**GOAL**
Please print exactly the lines below, from the start of the material up to and including the line with "import matplotlib.pyplot as plt", but none of the pictures.

**DATASET EXCERPT**
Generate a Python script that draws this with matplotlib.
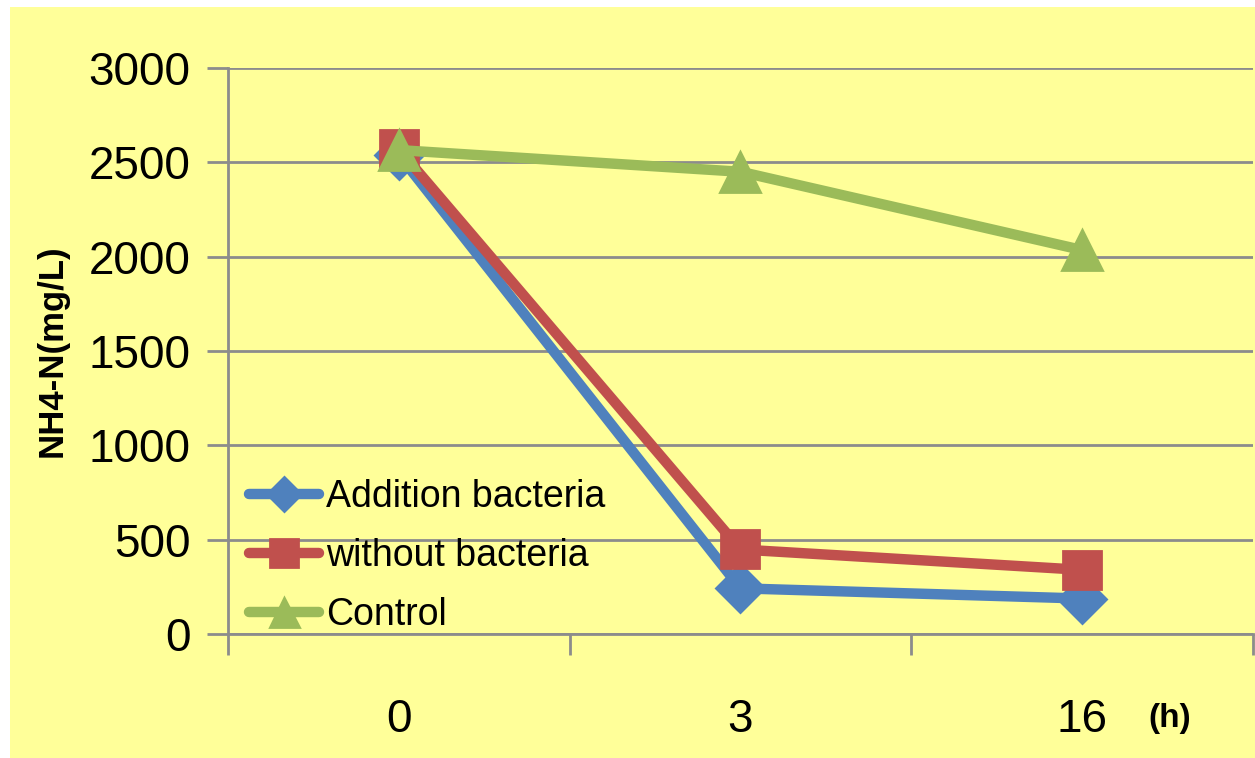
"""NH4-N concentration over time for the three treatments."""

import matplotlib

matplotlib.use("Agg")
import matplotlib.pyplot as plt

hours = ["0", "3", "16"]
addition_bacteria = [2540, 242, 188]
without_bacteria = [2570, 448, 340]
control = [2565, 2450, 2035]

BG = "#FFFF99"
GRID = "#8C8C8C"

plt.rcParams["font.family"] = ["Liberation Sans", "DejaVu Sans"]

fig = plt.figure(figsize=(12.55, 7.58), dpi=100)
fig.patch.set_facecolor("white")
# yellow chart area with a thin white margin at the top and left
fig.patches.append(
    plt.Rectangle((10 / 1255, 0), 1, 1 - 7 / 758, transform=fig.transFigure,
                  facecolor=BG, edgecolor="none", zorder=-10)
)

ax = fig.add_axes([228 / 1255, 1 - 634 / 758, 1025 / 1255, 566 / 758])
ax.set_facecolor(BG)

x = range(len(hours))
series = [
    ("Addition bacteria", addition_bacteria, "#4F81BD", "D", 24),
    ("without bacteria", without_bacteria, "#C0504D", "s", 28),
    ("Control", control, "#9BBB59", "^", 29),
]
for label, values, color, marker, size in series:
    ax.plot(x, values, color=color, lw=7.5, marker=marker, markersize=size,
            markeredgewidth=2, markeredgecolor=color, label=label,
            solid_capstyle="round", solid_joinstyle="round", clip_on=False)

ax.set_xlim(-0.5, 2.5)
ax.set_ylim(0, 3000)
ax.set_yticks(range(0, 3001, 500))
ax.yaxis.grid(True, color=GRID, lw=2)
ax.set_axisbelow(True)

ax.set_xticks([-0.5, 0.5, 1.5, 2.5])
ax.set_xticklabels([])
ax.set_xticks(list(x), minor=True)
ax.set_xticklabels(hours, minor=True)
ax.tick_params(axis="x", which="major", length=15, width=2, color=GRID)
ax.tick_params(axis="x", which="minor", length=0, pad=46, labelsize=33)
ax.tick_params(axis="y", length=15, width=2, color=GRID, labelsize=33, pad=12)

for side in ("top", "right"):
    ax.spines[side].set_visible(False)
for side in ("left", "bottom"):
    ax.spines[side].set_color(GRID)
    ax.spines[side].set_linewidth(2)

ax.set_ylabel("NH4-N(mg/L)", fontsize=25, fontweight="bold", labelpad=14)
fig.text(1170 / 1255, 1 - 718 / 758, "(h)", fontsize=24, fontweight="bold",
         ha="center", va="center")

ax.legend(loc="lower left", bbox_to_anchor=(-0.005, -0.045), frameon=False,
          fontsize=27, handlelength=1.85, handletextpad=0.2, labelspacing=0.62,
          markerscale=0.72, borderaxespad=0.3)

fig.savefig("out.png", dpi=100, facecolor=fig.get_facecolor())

**PROBLEM SOLUTION**
Generate a Python script that draws this with matplotlib.
"""NH4-N concentration over time for the three treatments."""

import matplotlib

matplotlib.use("Agg")
import matplotlib.pyplot as plt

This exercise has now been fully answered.